On review Kaio I did not mean to imply that emotional issues are not also involved. And as an IMHO I think even more for women then men. There is a lot of self image baggage that comes with fat. And the sorts of attitudes that we see often from some in these sorts of threads may contribute too. Interestingly enough teen girls who diet are at much greater risk than similarly BMI matched teen girls who do not diet to have issues both with later obesity and with eating disorders. (I can find the study later if you’d like.)

Perhaps that plays into the perception that some have that they are being ridiculed at the gym. Certainly many who are fat a very self-conscious about it and it is easy to see how certain looks or comments could be interpreted in ways they were not intended by someone who that self-conscious. Sort of like Woody Allen’s “D’Jew like Wagner?” bit. I dunno, just a thought.

And to further the point, if you really must belabor this analogy: everyone in the thread is saying that if you want to prevent STDs and pregnancy you should use a condom every time, and your response is “but abstinence doesn’t WORK!”. I don’t think anyone is arguing that crash diets or diets that are a complete 180 are going to be a comfortable change. You have to have a responsible diet all of the time. Not a crazy crash diet, but a responsible daily diet all of the time for the rest of your life if you want to minimize the negative effects of eating.

Kaio this is not the exact study I was remembering but includes some of the same information.

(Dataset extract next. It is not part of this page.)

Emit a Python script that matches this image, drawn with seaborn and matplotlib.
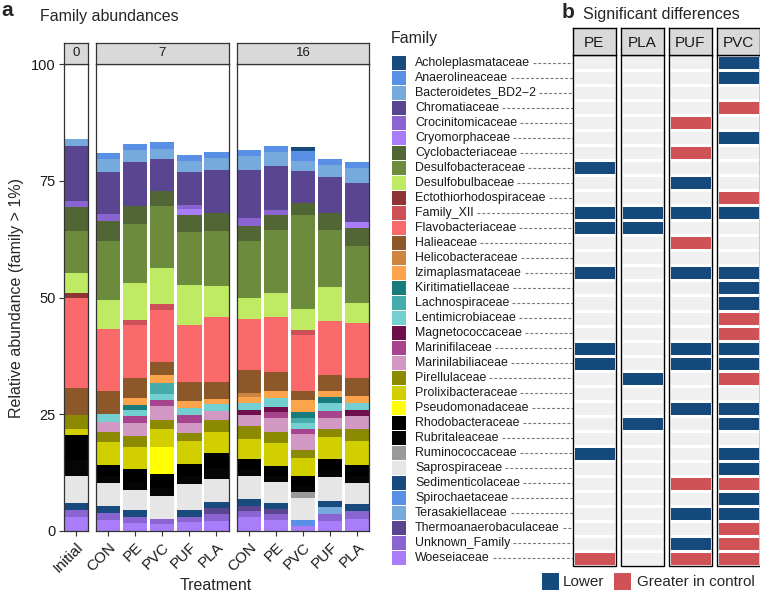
import numpy as np
import pandas as pd
import seaborn as sns
import matplotlib
matplotlib.use("Agg")
import matplotlib.pyplot as plt
from matplotlib.patches import Rectangle
from matplotlib.colors import ListedColormap

sns.set_theme(style="ticks")
plt.rcParams["font.family"] = ["Liberation Sans", "DejaVu Sans"]

families = ["Acholeplasmataceae", "Anaerolineaceae", "Bacteroidetes_BD2\u22122", "Chromatiaceae",
            "Crocinitomicaceae", "Cryomorphaceae", "Cyclobacteriaceae", "Desulfobacteraceae",
            "Desulfobulbaceae", "Ectothiorhodospiraceae", "Family_XII", "Flavobacteriaceae",
            "Halieaceae", "Helicobacteraceae", "Izimaplasmataceae", "Kiritimatiellaceae",
            "Lachnospiraceae", "Lentimicrobiaceae", "Magnetococcaceae", "Marinifilaceae",
            "Marinilabiliaceae", "Pirellulaceae", "Prolixibacteraceae", "Pseudomonadaceae",
            "Rhodobacteraceae", "Rubritaleaceae", "Ruminococcaceae", "Saprospiraceae",
            "Sedimenticolaceae", "Spirochaetaceae", "Terasakiellaceae", "Thermoanaerobaculaceae",
            "Unknown_Family", "Woeseiaceae"]

family_colors = ["#184a7d", "#5a8fe6", "#76aadc", "#5a4590", "#8a64d0", "#a97dfa", "#516634",
                 "#6d8b3c", "#bfea63", "#8d3436", "#cd5058", "#fb6a6a", "#8c5729", "#cd8540",
                 "#fca44c", "#1a7b7b", "#45abab", "#74d0d0", "#6e0f4b", "#a8438d", "#d098c2",
                 "#8c8a00", "#d2cf00", "#ffff00", "#000000", "#050505", "#9a9a9a", "#e6e6e6",
                 "#184a7d", "#5a8fe6", "#76aadc", "#5a4590", "#8a64d0", "#a97dfa"]

days = ["0", "7", "16"]
initial_labels = ["Initial"]
treatment_labels = ["CON", "PE", "PVC", "PUF", "PLA"]

# relative abundance (%) per bar, in family order above
Initial = [0, 0, 1.4, 11.9, 1.3, 0, 5.0, 9.0, 4.3, 1.1, 0, 19.3, 5.7, 0, 0, 0, 0, 0, 0, 0,
           0, 3.1, 1.3, 0, 5.3, 3.5, 0, 5.7, 1.4, 0, 0, 0, 1.6, 3.0]
CON7 = [0, 1.3, 2.7, 9.1, 1.5, 0, 4.3, 12.6, 6.2, 0, 0, 13.2, 5.0, 0, 0, 0, 0, 1.6, 0, 0,
        2.1, 2.3, 4.9, 0, 2.3, 1.5, 0, 5.0, 1.5, 0, 0, 0, 1.4, 2.4]
PE7 = [0, 1.2, 2.5, 9.6, 0, 0, 3.7, 12.7, 7.9, 0, 1.0, 11.5, 4.3, 0, 1.4, 1.1, 0, 1.3, 0, 1.4,
       2.8, 2.5, 4.7, 0, 2.6, 1.8, 0, 4.2, 1.5, 0, 0, 0, 1.4, 1.7]
PVC7 = [0, 1.5, 2.1, 6.8, 0, 0, 3.2, 13.4, 7.6, 0, 1.3, 11.2, 2.9, 0, 1.7, 0, 2.3, 1.2, 0, 1.3,
        3.0, 1.9, 4.0, 5.7, 2.9, 1.9, 0, 4.8, 0, 0, 0, 0, 1.1, 1.5]
PUF7 = [0, 1.3, 2.5, 6.9, 0.9, 1.3, 3.7, 11.4, 8.5, 0, 0, 12.1, 4.2, 0, 1.4, 0, 0, 1.6, 0, 1.6,
        2.3, 1.7, 4.9, 0, 2.6, 1.7, 0, 5.4, 1.5, 0, 0, 0, 1.2, 1.9]
PLA7 = [0, 1.3, 2.4, 9.3, 0, 0, 3.8, 11.9, 6.6, 0, 0, 13.8, 3.8, 0, 1.1, 0, 0, 1.4, 0, 0,
        1.9, 2.7, 4.3, 0, 3.4, 2.3, 0, 4.8, 1.4, 0, 0, 1.3, 1.4, 2.2]
CON16 = [0, 1.3, 3.0, 10.2, 1.6, 0, 3.4, 12.2, 4.4, 0, 0, 11.0, 4.8, 1.0, 1.1, 0, 0, 1.6, 1.1, 0,
         2.3, 2.7, 4.4, 0, 2.2, 1.5, 0, 4.9, 1.5, 0, 0, 1.1, 1.1, 3.1]
PE16 = [0, 1.4, 3.0, 9.3, 1.2, 0, 3.2, 13.5, 5.0, 0, 0, 11.8, 4.1, 0, 1.6, 0, 0, 1.8, 1.1, 1.2,
        3.2, 2.3, 4.8, 0, 2.2, 1.4, 0, 4.4, 1.2, 0, 0, 1.2, 1.2, 2.4]
PVC16 = [1.0, 2.0, 2.3, 6.8, 0, 0, 2.5, 20.1, 4.6, 0, 1.1, 11.9, 1.9, 0, 2.6, 1.2, 1.2, 1.3, 0, 1.1,
         3.3, 1.7, 3.9, 0, 2.1, 1.4, 1.3, 4.6, 0, 1.3, 0, 0, 0, 1.1]
PUF16 = [0, 1.3, 2.5, 7.8, 0, 0, 3.6, 12.2, 7.4, 0, 0, 11.4, 3.5, 0, 1.4, 1.1, 0, 1.8, 0, 1.6,
         2.3, 1.6, 4.8, 0, 2.3, 1.5, 0, 5.1, 1.3, 0, 1.6, 0, 1.4, 2.2]
PLA16 = [0, 1.4, 3.1, 8.5, 0, 1.2, 3.9, 12.1, 4.3, 0, 0, 11.8, 3.9, 0, 1.4, 0, 0, 1.6, 1.3, 0,
         2.8, 2.6, 5.1, 0, 2.3, 1.5, 0, 4.5, 1.6, 0, 0, 0, 1.6, 2.6]

# significance vs control: 0 = none, 1 = lower, 2 = greater in control
comparisons = ["PE", "PLA", "PUF", "PVC"]
sig_PE = [0, 0, 0, 0, 0, 0, 0, 1, 0, 0, 1, 1, 0, 0, 1, 0, 0, 0, 0, 1, 1, 0, 0, 0, 0, 0, 1, 0, 0, 0, 0, 0, 0, 2]
sig_PLA = [0, 0, 0, 0, 0, 0, 0, 0, 0, 0, 1, 1, 0, 0, 0, 0, 0, 0, 0, 0, 0, 1, 0, 0, 1, 0, 0, 0, 0, 0, 0, 0, 0, 0]
sig_PUF = [0, 0, 0, 0, 2, 0, 2, 0, 1, 0, 1, 0, 2, 0, 1, 0, 0, 0, 0, 1, 1, 0, 0, 1, 0, 0, 0, 0, 2, 0, 1, 0, 1, 2]
sig_PVC = [1, 1, 0, 2, 0, 1, 0, 0, 0, 2, 1, 0, 0, 0, 1, 1, 1, 2, 2, 1, 1, 2, 0, 1, 1, 0, 1, 1, 2, 1, 1, 2, 2, 2]
sig_labels = ["Lower", "Greater in control"]

W, H = 760, 595
fig = plt.figure(figsize=(W / 100, H / 100), dpi=100)


def rect(x0, y0, x1, y1):
    return [x0 / W, 1 - y1 / H, (x1 - x0) / W, (y1 - y0) / H]


ov = fig.add_axes([0, 0, 1, 1])
ov.set_xlim(0, W)
ov.set_ylim(H, 0)
ov.axis("off")

pal = dict(zip(families, family_colors))
facets = [(days[0], initial_labels, [Initial]),
          (days[1], treatment_labels, [CON7, PE7, PVC7, PUF7, PLA7]),
          (days[2], treatment_labels, [CON16, PE16, PVC16, PUF16, PLA16])]
panel_x = [(63.5, 88.0), (96.0, 228.6), (236.8, 369.4)]
edge_col = "#333333"

for k, ((lab, names, bars), (x0, x1)) in enumerate(zip(facets, panel_x)):
    ax = fig.add_axes(rect(x0, 64, x1, 531))
    rows = []
    for i, vals in enumerate(bars):
        for fam, v in zip(families, vals):
            rows.append((i + 1, fam, v))
    df = pd.DataFrame(rows, columns=["x", "Family", "value"])
    sns.histplot(data=df, x="x", weights="value", hue="Family", hue_order=families,
                 palette=pal, multiple="stack", discrete=True, shrink=0.9, alpha=1,
                 linewidth=0, edgecolor="none", legend=False, ax=ax)
    ax.set_xlim(0.55, len(names) + 0.45)
    ax.set_ylim(0, 100)
    ax.set_xlabel("")
    ax.set_ylabel("")
    ax.set_xticks(range(1, len(names) + 1))
    ax.set_xticklabels(names, rotation=45, ha="right", rotation_mode="anchor",
                       fontsize=11, color="#1a1a1a")
    ax.tick_params(axis="x", length=3.5, width=0.8, color=edge_col, pad=3)
    if k == 0:
        ax.set_yticks([0, 25, 50, 75, 100])
        ax.set_yticklabels(["0", "25", "50", "75", "100"], fontsize=10.5, color="#1a1a1a")
        ax.tick_params(axis="y", length=3.5, width=0.8, color=edge_col, pad=2)
    else:
        ax.set_yticks([])
    for s in ax.spines.values():
        s.set_color(edge_col)
        s.set_linewidth(0.9)
    sax = fig.add_axes(rect(x0, 43, x1, 64))
    sax.set_facecolor("#d9d9d9")
    sax.set_xticks([])
    sax.set_yticks([])
    for s in sax.spines.values():
        s.set_color(edge_col)
        s.set_linewidth(0.9)
    sax.text(0.5, 0.5, lab, ha="center", va="center", fontsize=9.5, color="#1a1a1a",
             transform=sax.transAxes)

ov.text(1, 10, "a", fontsize=15, fontweight="bold", ha="left", va="center")
ov.text(40.5, 17, "Family abundances", fontsize=11.5, ha="left", va="center")
ov.text(17, 298, "Relative abundance (family > 1%)", fontsize=11.5, rotation=90,
        ha="center", va="center")
ov.text(216, 586, "Treatment", fontsize=11.5, ha="center", va="center")

# heatmap panels
cmap = ListedColormap(["#f0f0f0", "#154a7d", "#cf5256"])
sigs = [sig_PE, sig_PLA, sig_PUF, sig_PVC]
hx = [572.5, 620.5, 668.5, 716.5]
top, bot = 55.0, 566.0
for name, codes, x0 in zip(comparisons, sigs, hx):
    ax = fig.add_axes(rect(x0, top, x0 + 43, bot))
    sns.heatmap(np.array(codes).reshape(-1, 1), ax=ax, cmap=cmap, vmin=-0.5, vmax=2.5,
                cbar=False, linewidths=0.9, linecolor="white",
                xticklabels=False, yticklabels=False)
    ax.add_patch(Rectangle((0, 0), 1, 1, transform=ax.transAxes, fill=False,
                           ec="black", lw=1.0, clip_on=False, zorder=5))
    sax = fig.add_axes(rect(x0, 28.3, x0 + 43, top))
    sax.set_facecolor("#d9d9d9")
    sax.set_xticks([])
    sax.set_yticks([])
    for s in sax.spines.values():
        s.set_color("black")
        s.set_linewidth(1.0)
    sax.text(0.5, 0.45, name, ha="center", va="center", fontsize=11, color="#1a1a1a",
             transform=sax.transAxes)

ov.text(562, 13, "b", fontsize=15, fontweight="bold", ha="left", va="center")
ov.text(583, 15, "Significant differences", fontsize=11.5, ha="left", va="center")

# family legend with leader lines
ov.text(391, 39, "Family", fontsize=11.5, ha="left", va="center")
step = (bot - top) / len(families)
texts = []
for i, (fam, col) in enumerate(zip(families, family_colors)):
    yc = top + step * (i + 0.5)
    ov.add_patch(Rectangle((391.5, yc - 7), 14, 14, fc=col, ec="none"))
    t = ov.text(415, yc, fam, fontsize=8.9, ha="left", va="center", color="#1a1a1a")
    texts.append((t, yc))

fig.canvas.draw()
inv = ov.transData.inverted()
for t, yc in texts:
    bb = t.get_window_extent()
    xe = inv.transform((bb.x1, bb.y0))[0]
    if xe + 3 < hx[0]:
        ov.plot([xe + 3, hx[0]], [yc, yc], color="#777777", lw=0.8,
                ls=(0, (2.6, 1.8)))

# significance legend
ov.add_patch(Rectangle((542, 573), 17, 17, fc="#154a7d", ec="none"))
ov.text(563, 582, sig_labels[0], fontsize=11, ha="left", va="center")
ov.add_patch(Rectangle((614, 573), 17, 17, fc="#cf5256", ec="none"))
ov.text(637, 582, sig_labels[1], fontsize=11, ha="left", va="center")

fig.savefig("out.png", dpi=100)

This is another, looking at overweight, binging and purging as the outcomes:

The point beyond the impact of the emotional factors long term being that perhaps even more in teens than in adults a focus on the weight is not helpful. It is instead counterproductive. The focus must be on establishing basic healthy nutritional and fitness habits with BMI merely as a flag to potentially identify someone at greater risk for needing improvement on those measures.